How I choose my next book: Either by scouring reviews or browsing the tables at the Strand and looking for a gem.

Favorite book to recommend: The Secret History by Donna Tartt.

Jeff Shotts | Graywolf Press

What I’m reading now: With my older son, we have just finished C. S. Lewis’s The Magician’s Nephew, arguably the best of The Chronicles of Narnia. Rebecca Solnit coincidentally references The Magician’s Nephew in her marvelous The Faraway Nearby, which I have waited and waited to read until this summer.

And I’m reading a lot of manuscript submissions, including those for the latest Graywolf Nonfiction Prize.
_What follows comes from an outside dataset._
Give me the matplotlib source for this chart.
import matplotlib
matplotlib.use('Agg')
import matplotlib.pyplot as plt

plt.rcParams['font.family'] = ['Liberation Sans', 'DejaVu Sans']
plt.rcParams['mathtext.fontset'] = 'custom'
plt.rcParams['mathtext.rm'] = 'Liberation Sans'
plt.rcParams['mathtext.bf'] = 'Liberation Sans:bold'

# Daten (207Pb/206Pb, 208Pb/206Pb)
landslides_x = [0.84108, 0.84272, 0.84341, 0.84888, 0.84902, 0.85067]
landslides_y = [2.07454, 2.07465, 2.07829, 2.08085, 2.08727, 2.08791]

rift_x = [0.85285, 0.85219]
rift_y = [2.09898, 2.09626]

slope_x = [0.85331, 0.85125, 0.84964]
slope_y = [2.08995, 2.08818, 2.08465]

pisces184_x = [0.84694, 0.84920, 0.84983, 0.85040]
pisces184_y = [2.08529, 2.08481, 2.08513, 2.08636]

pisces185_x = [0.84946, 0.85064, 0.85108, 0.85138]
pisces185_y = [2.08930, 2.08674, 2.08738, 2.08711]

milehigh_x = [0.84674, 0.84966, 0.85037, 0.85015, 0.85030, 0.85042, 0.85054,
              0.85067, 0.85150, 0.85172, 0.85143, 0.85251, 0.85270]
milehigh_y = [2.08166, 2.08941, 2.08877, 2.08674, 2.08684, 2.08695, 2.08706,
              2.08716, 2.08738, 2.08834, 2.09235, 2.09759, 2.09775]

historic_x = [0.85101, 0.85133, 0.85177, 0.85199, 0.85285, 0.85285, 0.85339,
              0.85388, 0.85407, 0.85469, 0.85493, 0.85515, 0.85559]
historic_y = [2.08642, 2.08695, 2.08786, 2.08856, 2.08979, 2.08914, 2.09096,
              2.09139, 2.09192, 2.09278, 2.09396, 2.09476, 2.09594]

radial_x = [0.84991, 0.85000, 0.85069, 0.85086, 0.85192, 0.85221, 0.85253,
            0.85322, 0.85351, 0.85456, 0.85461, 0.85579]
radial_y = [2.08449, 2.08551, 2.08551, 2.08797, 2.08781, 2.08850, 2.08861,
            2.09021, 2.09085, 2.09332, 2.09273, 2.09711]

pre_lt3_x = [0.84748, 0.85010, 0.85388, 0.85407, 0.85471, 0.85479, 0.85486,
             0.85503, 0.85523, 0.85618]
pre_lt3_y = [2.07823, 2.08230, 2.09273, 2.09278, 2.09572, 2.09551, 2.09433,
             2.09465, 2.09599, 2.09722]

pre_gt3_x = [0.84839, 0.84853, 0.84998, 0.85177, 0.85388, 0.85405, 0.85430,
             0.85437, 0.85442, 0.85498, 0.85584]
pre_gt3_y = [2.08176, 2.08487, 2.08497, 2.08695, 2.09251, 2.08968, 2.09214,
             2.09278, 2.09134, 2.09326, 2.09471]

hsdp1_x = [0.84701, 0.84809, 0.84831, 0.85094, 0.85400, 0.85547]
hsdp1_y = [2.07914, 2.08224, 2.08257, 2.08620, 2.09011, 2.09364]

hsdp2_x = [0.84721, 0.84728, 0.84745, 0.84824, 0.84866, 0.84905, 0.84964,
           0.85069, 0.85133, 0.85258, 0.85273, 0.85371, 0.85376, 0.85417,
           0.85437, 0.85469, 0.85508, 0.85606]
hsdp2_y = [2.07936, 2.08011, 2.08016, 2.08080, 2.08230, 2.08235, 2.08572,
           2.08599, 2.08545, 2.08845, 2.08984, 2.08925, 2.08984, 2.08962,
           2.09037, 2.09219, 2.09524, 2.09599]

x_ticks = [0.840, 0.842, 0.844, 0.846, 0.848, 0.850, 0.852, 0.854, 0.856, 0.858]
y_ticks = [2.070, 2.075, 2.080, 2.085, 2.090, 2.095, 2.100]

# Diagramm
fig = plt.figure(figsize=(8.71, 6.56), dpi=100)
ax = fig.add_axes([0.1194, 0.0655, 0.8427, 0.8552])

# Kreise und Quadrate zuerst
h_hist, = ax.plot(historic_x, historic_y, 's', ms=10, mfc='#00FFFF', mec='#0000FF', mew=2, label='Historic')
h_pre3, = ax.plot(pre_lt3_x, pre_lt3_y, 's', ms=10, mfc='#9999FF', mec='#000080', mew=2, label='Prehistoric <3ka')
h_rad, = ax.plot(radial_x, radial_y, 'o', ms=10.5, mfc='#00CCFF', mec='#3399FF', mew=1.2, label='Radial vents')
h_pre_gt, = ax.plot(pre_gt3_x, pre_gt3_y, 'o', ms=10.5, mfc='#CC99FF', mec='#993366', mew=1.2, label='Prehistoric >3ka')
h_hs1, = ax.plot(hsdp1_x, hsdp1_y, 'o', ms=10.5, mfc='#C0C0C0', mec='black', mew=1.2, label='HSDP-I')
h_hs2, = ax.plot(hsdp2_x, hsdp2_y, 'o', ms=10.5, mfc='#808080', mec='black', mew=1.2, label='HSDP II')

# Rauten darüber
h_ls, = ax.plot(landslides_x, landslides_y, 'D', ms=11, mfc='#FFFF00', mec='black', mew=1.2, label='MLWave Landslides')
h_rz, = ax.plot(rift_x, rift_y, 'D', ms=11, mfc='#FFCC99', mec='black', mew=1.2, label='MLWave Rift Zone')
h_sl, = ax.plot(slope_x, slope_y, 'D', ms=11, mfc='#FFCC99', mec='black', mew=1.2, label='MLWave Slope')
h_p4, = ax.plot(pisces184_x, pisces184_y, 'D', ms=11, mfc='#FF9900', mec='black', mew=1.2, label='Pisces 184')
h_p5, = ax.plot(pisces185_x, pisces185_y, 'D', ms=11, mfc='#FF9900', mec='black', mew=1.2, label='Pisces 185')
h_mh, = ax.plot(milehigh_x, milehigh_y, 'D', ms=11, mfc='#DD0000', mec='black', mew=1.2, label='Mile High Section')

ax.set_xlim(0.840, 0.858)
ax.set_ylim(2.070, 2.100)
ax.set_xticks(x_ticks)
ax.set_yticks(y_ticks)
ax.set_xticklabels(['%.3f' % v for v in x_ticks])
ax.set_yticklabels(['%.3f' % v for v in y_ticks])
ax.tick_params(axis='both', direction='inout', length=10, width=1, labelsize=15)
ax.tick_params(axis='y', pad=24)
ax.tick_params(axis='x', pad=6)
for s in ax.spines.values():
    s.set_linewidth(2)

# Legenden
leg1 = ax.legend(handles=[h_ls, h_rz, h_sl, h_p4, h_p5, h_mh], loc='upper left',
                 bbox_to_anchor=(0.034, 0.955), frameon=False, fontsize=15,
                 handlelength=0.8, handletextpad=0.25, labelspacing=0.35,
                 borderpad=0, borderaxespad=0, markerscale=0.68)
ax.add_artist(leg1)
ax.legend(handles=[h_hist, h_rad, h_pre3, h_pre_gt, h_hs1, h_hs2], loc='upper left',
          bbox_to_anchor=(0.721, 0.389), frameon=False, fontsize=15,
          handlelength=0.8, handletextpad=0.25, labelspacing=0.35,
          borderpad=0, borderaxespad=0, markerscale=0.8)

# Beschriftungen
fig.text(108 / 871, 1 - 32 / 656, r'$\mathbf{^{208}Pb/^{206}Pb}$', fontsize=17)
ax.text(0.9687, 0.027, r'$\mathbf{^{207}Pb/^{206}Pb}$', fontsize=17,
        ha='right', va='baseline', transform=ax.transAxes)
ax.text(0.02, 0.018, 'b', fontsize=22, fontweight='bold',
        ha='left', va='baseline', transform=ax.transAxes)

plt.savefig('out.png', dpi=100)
What’s on my to-be-read list: My older son has pulled out C. S. Lewis’s The Last Battle, and slipped a bookmark at the title page. I hope to read soon Anne Carson’s latest, The Albertine Workout, and Lydia Davis’s Can’t and Won’t. I am excited to read Marlon James’s new novel, A Brief History of Seven Killings, when it comes out this fall.

And those many manuscript submissions . . .

How I choose my next book: I listen to writers, colleagues at Graywolf, and other editors, and I read a lot of reviews. I listen to booksellers most of all, what they are reading and getting excited about and recommending. But let’s face it, our two boys choose most of what my wife and I read.

Favorite book to recommend: The book I have most recommended over the last five years is Eula Biss’s essay collection Notes from No Man’s Land, an astonishing achievement of new nonfiction writing.

The book I have most recommended over the last five months is Leslie Jamison’s essay collection The Empathy Exams, which so brilliantly and movingly provides spaces for broad and humane conversation.